Mit Blockaden, Demonstrationen und Streiks protestieren Libanesen gegen die wirtschaftliche Misere

Explosive Stimmung

Libanesen und Libanesinnen protestieren gegen die wirtschaftliche Notlage, ein landesweiter Streik steht bevor. Die Wut richtet sich auch gegen die Unfähigkeit der politischen Führung und gegen Manipulationen des Generalstaatsanwalts, der die Ermittlungen wegen der katastrophalen Explosion am Beiruter Hafen 2020 hintertreibt.

Hunderte Protestierende zogen vergangene Woche zur Zentralbank in Beirut, sie blockierten die Zufahrtswege und setzten Mülltonnen in Brand. Ein Großaufgebot der Polizei sicherte das Gebiet um die Zentralbank, die viele Libanesen und Libanesinnen für den wirtschaftlichen Absturz verantwortlich machen.

Tatsächlich ist Libanons Wirtschaft auf einer rasanten Talfahrt. Seit 2019 hat die Landeswährung 97 Prozent ihres Werts verloren. Die Inflation ist so hoch wie nie zuvor. Ein US-Dollar kostete zeitweilig über 60 000 Libanesische Pfund (LBP), ein Kursverlust von über 30 000 LBP im Vergleich zu Februar 2022. 1997 war die Währung zum Kurs von eins zu 1 500 an den US-Dollar gekoppelt worden; diese Regelung steht nur noch auf dem Papier, der Schwarzmarktkurs ist der entscheidende.

Der Libanon hat weiterhin keine neue Regierung: Neun Monate nach der Parlamentswahl gibt es noch immer kein Kabinett, das das geschäftsführende ablösen könnte.
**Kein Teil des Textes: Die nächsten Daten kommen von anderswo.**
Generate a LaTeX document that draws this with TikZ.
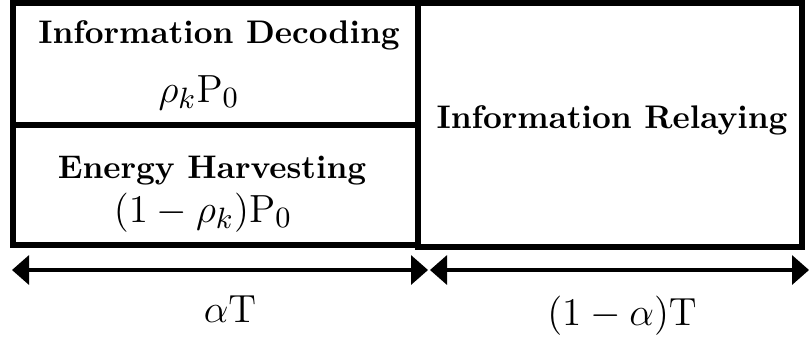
\documentclass[tikz,border=0pt]{standalone}
\usepackage{amsmath}
\usetikzlibrary{arrows.meta}

\tikzset{
    slot/.style={line width=1.55pt},
    span/.style={line width=0.95pt,{Triangle[length=5.2pt,width=8.9pt]}-{Triangle[length=5.2pt,width=8.9pt]}},
    title/.style={font=\bfseries,anchor=base,inner sep=0pt},
    power/.style={font=\fontsize{13.1}{16}\selectfont,anchor=base,inner sep=0pt}
}

\begin{document}
\begin{tikzpicture}[x=0.3058pt,y=-0.3058pt,line join=miter]

        \useasboundingbox (0,0) rectangle (810,345);

        % --- Time slots ---
        \draw[slot] (13,3) rectangle (418,245);
        \draw[slot] (13,125) -- (418,125);
        \draw[slot] (418,3) rectangle (802,247);

        % First phase: split of the received power
        \node[title] (decode) at (219,43) {Information Decoding};
        \node[power] (decodeP) at (199,102) {$\rho_k\mathrm{P}_0$};

        \node[title] (harvest) at (212,178) {Energy Harvesting};
        \node[power] (harvestP) at (203,222) {$(1-\rho_k)\mathrm{P}_0$};

        % Second phase
        \node[title] (relay) at (612,128) {Information Relaying};

        % Durations
        \coordinate (aStart) at (12,270);
        \coordinate (aEnd) at (428,270);
        \coordinate (bStart) at (430,270);
        \coordinate (bEnd) at (809,270);

        \draw[span] (aStart) -- (aEnd);
        \draw[span] (bStart) -- (bEnd);

        \node[power] (aLen) at (230,322) {$\alpha\mathrm{T}$};
        \node[power] (bLen) at (622,325) {$(1-\alpha)\mathrm{T}$};

\end{tikzpicture}
\end{document}
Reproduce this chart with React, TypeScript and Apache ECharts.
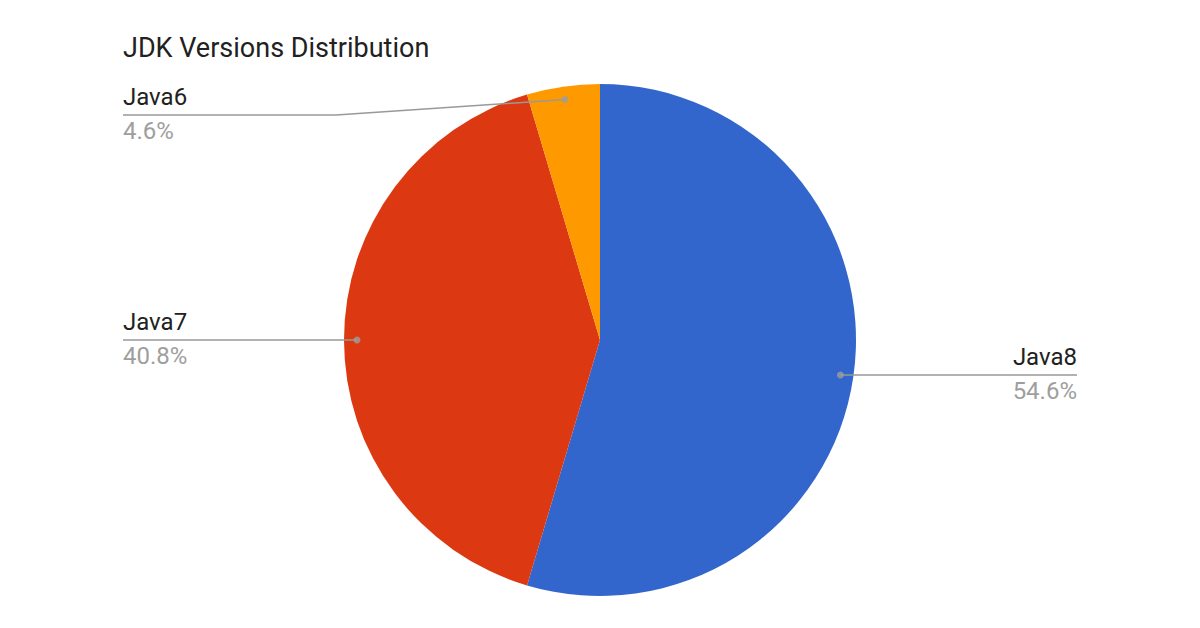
import React, { useEffect, useRef } from 'react';
import * as echarts from 'echarts';

const titleText = 'JDK Versions Distribution';
const categories = ['Java8', 'Java7', 'Java6'];
const shares = [54.6, 40.8, 4.6];
const colors = ['#3366CC', '#DC3912', '#FF9900'];

const CX = 600;
const CY = 340;
const R = 256;
const ANCHOR_R = 243;
const LEFT_EDGE = 123;
const RIGHT_EDGE = 1077;
const LABEL_MIN_Y = 115;
const ELBOW_GAP = 8;

export default function App() {
  const ref = useRef<HTMLDivElement>(null);
  useEffect(() => {
    const chart = echarts.init(ref.current!, null, { renderer: 'svg' });
    const total = shares.reduce((a, b) => a + b, 0);
    const mids: number[] = [];
    let acc = 0;
    shares.forEach((v) => {
      mids.push(acc + v / 2);
      acc += v;
    });
    const pieData = (transparent: boolean) =>
      categories.map((c, i) => ({
        name: c,
        value: shares[i],
        itemStyle: { color: transparent ? 'rgba(0,0,0,0)' : colors[i] },
      }));
    chart.setOption({
      animation: false,
      backgroundColor: '#ffffff',
      textStyle: { fontFamily: 'Roboto' },
      title: {
        text: titleText,
        left: 123,
        top: 34,
        padding: 0,
        textStyle: { fontSize: 27, fontWeight: 'normal', color: '#212121', fontFamily: 'Roboto' },
      },
      polar: { center: [CX, CY], radius: ANCHOR_R },
      angleAxis: { type: 'value', min: 0, max: total, startAngle: 90, clockwise: true, show: false },
      radiusAxis: { type: 'value', min: 0, max: 1, show: false },
      series: [
        {
          type: 'pie',
          center: [CX, CY],
          radius: R,
          startAngle: 90,
          clockwise: true,
          silent: true,
          z: 1,
          emphasis: { disabled: true },
          itemStyle: { borderWidth: 0 },
          data: pieData(false),
          label: { show: false },
          labelLine: { show: false },
        },
        {
          type: 'pie',
          center: [CX, CY],
          radius: R,
          startAngle: 90,
          clockwise: true,
          percentPrecision: 1,
          silent: true,
          z: 2,
          emphasis: { disabled: true },
          itemStyle: { borderWidth: 0 },
          data: pieData(true),
          label: {
            show: true,
            position: 'outside',
            formatter: '{n|{b}}\n{p|{d}%}',
            rich: {
              n: { fontSize: 24, color: '#212121', lineHeight: 34, fontFamily: 'Roboto' },
              p: { fontSize: 24, color: '#9e9e9e', lineHeight: 34, fontFamily: 'Roboto' },
            },
          },
          labelLine: { show: true, length: 10, length2: 10, smooth: false, lineStyle: { color: '#999999', width: 1.5 } },
          labelLayout: (params: any) => {
            const pts = params.labelLinePoints;
            if (!pts) return {};
            const p0 = pts[0];
            const dx = p0[0] - CX;
            const dy = p0[1] - CY;
            const len = Math.hypot(dx, dy) || 1;
            const ax = CX + (dx / len) * ANCHOR_R;
            const ay = CY + (dy / len) * ANCHOR_R;
            const left = ax < CX;
            const y = Math.max(ay, LABEL_MIN_Y);
            const elbowX = left ? CX - R - ELBOW_GAP : CX + R + ELBOW_GAP;
            const edgeX = left ? LEFT_EDGE : RIGHT_EDGE;
            return {
              x: edgeX,
              y: y - 1,
              align: left ? 'left' : 'right',
              verticalAlign: 'middle',
              labelLinePoints: [
                [ax, ay],
                [elbowX, y],
                [edgeX, y],
              ],
            };
          },
        },
        {
          type: 'scatter',
          coordinateSystem: 'polar',
          data: mids.map((m) => [1, m]),
          symbolSize: 7,
          itemStyle: { color: '#9e9e9e' },
          silent: true,
          z: 3,
        },
      ],
    });
    return () => chart.dispose();
  }, []);
  return (
    <div
      ref={ref}
      style={{ position: 'absolute', left: 0, top: 0, width: 1200, height: 628 }}
    />
  );
}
Aufgrund dieser Entwertung sind unter anderem die Preise für Benzin, Heizöl und Gas immens gestiegen – zuletzt um über zehn Prozent in nur sieben Tagen. Die Tankstellen wurden dar­aufhin kurzzeitig geschlossen, da die Mineralölkonzerne auf eine neue Bepreisung durch die Regierung warteten. Das Energieministerium legt bislang einmal wöchentlich neue Preise fest, wegen des exponentiellen Währungsverfalls will es nun zwei Mal täglich aktualisierte Preislisten veröffentlichen – dem Schwarzmarktkurs des Dollars folgend.

Auch die Berufsvertretung der Bäckereien geht auf die Barrikaden. Sie droht, die Bäckereien zu schließen, falls die geschäftsführende Regierung die Brotpreise nicht anhebt. Der Staat bezuschusst die Einfuhr von Weizen und bestimmt dadurch die Preise. Aufgrund der steigenden Inflation wird der Import und damit das Mehl immer teurer, das Backgeschäft rentiert sich kaum noch.